**Instructions for the task**
Set the lines down again exactly, first line through the line that contains "const xTicks = [12, 16, 20, 24, 28, 32, 36];", with no pictures.

**Recorded data**
┄┄┄┄┄┄┄┄┄┄

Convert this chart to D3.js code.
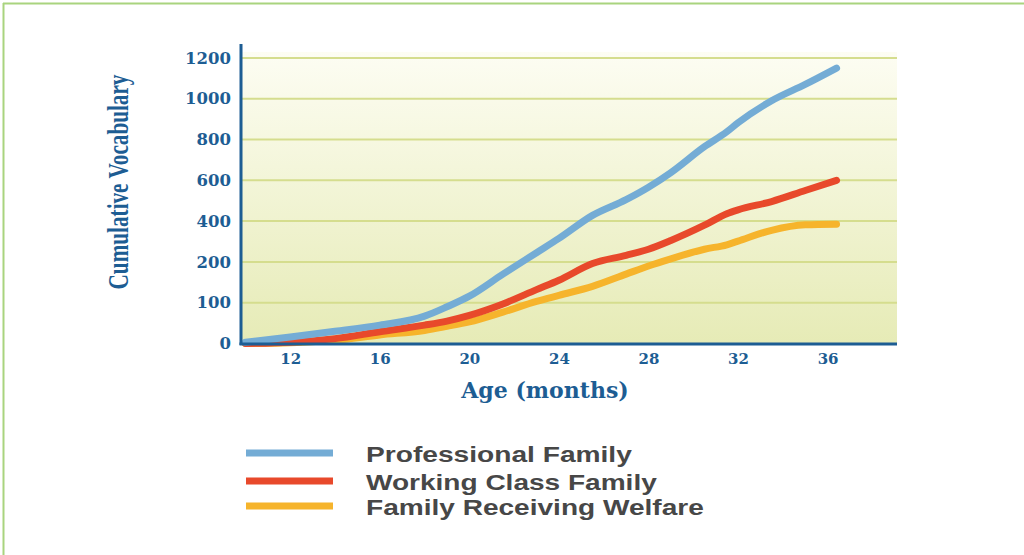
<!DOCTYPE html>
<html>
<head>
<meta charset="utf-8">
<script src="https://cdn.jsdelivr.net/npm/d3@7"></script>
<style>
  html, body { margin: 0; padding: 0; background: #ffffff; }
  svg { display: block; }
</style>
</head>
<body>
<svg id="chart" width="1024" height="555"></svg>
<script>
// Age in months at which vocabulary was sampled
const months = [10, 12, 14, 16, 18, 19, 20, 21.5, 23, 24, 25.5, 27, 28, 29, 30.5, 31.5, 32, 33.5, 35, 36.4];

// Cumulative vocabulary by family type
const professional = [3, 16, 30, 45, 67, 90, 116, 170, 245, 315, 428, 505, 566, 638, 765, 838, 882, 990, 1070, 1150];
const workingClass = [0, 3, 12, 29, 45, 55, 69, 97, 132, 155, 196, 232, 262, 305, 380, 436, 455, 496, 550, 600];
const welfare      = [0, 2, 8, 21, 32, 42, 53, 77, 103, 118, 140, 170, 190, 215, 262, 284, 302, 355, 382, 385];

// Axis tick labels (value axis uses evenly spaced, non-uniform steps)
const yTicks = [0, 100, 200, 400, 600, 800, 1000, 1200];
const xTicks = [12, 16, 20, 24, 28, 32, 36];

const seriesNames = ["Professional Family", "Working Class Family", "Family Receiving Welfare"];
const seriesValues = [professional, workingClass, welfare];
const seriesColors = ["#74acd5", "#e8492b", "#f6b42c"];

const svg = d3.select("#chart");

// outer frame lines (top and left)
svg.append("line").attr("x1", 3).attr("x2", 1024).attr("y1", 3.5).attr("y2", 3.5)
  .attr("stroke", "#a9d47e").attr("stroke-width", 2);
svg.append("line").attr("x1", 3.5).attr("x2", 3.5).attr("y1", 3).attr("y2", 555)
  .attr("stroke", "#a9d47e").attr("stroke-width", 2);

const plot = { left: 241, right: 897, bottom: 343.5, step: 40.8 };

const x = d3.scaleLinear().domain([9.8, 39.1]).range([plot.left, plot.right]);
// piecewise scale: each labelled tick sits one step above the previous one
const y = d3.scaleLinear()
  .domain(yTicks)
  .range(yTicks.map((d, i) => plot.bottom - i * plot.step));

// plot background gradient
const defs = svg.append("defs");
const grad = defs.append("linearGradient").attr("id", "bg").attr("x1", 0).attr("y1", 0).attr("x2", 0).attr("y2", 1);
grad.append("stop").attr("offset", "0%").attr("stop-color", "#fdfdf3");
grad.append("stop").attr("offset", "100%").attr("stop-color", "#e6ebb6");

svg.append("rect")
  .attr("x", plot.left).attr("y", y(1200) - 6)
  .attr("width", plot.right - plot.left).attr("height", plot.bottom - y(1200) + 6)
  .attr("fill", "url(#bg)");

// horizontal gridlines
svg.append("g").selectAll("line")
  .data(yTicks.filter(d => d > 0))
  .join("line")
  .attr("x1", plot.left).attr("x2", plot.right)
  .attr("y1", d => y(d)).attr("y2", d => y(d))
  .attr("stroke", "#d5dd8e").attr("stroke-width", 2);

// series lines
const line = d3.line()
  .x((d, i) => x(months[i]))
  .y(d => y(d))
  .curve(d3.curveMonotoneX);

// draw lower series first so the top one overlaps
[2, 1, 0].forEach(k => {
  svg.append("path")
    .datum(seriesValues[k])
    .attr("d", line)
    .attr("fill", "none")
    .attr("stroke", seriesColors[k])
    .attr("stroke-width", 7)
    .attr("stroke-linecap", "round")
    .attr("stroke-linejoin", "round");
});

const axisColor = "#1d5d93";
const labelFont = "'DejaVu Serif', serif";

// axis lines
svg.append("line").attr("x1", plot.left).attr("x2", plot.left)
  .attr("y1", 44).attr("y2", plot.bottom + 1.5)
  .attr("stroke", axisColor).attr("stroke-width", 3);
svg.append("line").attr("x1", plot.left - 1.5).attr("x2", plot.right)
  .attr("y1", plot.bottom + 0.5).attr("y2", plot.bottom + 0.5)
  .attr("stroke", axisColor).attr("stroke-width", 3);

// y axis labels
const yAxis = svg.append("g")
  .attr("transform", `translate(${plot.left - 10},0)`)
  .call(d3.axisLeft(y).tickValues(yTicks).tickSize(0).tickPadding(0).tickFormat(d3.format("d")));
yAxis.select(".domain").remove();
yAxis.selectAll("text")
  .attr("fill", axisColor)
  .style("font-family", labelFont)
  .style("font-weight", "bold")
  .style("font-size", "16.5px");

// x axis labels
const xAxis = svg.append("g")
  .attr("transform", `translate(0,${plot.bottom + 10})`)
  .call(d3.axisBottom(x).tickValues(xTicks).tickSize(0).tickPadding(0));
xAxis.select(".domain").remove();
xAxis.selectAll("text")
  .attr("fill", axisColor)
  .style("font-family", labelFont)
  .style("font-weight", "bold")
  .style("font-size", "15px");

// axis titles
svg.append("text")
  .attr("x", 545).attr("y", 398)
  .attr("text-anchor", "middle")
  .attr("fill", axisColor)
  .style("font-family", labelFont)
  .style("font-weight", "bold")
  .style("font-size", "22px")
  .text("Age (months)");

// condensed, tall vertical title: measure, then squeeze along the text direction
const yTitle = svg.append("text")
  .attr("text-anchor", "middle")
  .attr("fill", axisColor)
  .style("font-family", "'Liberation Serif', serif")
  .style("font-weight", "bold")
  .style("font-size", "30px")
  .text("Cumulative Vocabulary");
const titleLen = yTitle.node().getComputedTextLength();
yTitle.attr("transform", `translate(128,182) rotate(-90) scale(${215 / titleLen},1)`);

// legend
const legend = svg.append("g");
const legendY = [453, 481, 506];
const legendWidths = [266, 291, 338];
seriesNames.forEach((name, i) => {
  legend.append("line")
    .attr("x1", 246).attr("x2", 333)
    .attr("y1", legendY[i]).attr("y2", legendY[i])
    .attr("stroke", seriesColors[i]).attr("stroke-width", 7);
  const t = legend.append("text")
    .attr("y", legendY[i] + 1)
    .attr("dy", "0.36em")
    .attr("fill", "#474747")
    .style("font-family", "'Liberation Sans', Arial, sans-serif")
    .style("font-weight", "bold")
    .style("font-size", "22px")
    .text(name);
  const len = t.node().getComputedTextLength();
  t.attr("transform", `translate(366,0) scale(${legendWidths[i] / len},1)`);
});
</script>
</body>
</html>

┄┄┄┄┄┄┄┄┄┄

**Final result**
Convert this chart to D3.js code.
<!DOCTYPE html>
<html>
<head>
<meta charset="utf-8">
<script src="https://cdn.jsdelivr.net/npm/d3@7"></script>
<style>
  html, body { margin: 0; padding: 0; background: #ffffff; }
  svg { display: block; }
</style>
</head>
<body>
<svg id="chart" width="1024" height="555"></svg>
<script>
// Age in months at which vocabulary was sampled
const months = [10, 12, 14, 16, 18, 19, 20, 21.5, 23, 24, 25.5, 27, 28, 29, 30.5, 31.5, 32, 33.5, 35, 36.4];

// Cumulative vocabulary by family type
const professional = [3, 16, 30, 45, 67, 90, 116, 170, 245, 315, 428, 505, 566, 638, 765, 838, 882, 990, 1070, 1150];
const workingClass = [0, 3, 12, 29, 45, 55, 69, 97, 132, 155, 196, 232, 262, 305, 380, 436, 455, 496, 550, 600];
const welfare      = [0, 2, 8, 21, 32, 42, 53, 77, 103, 118, 140, 170, 190, 215, 262, 284, 302, 355, 382, 385];

// Axis tick labels (value axis uses evenly spaced, non-uniform steps)
const yTicks = [0, 100, 200, 400, 600, 800, 1000, 1200];
const xTicks = [12, 16, 20, 24, 28, 32, 36];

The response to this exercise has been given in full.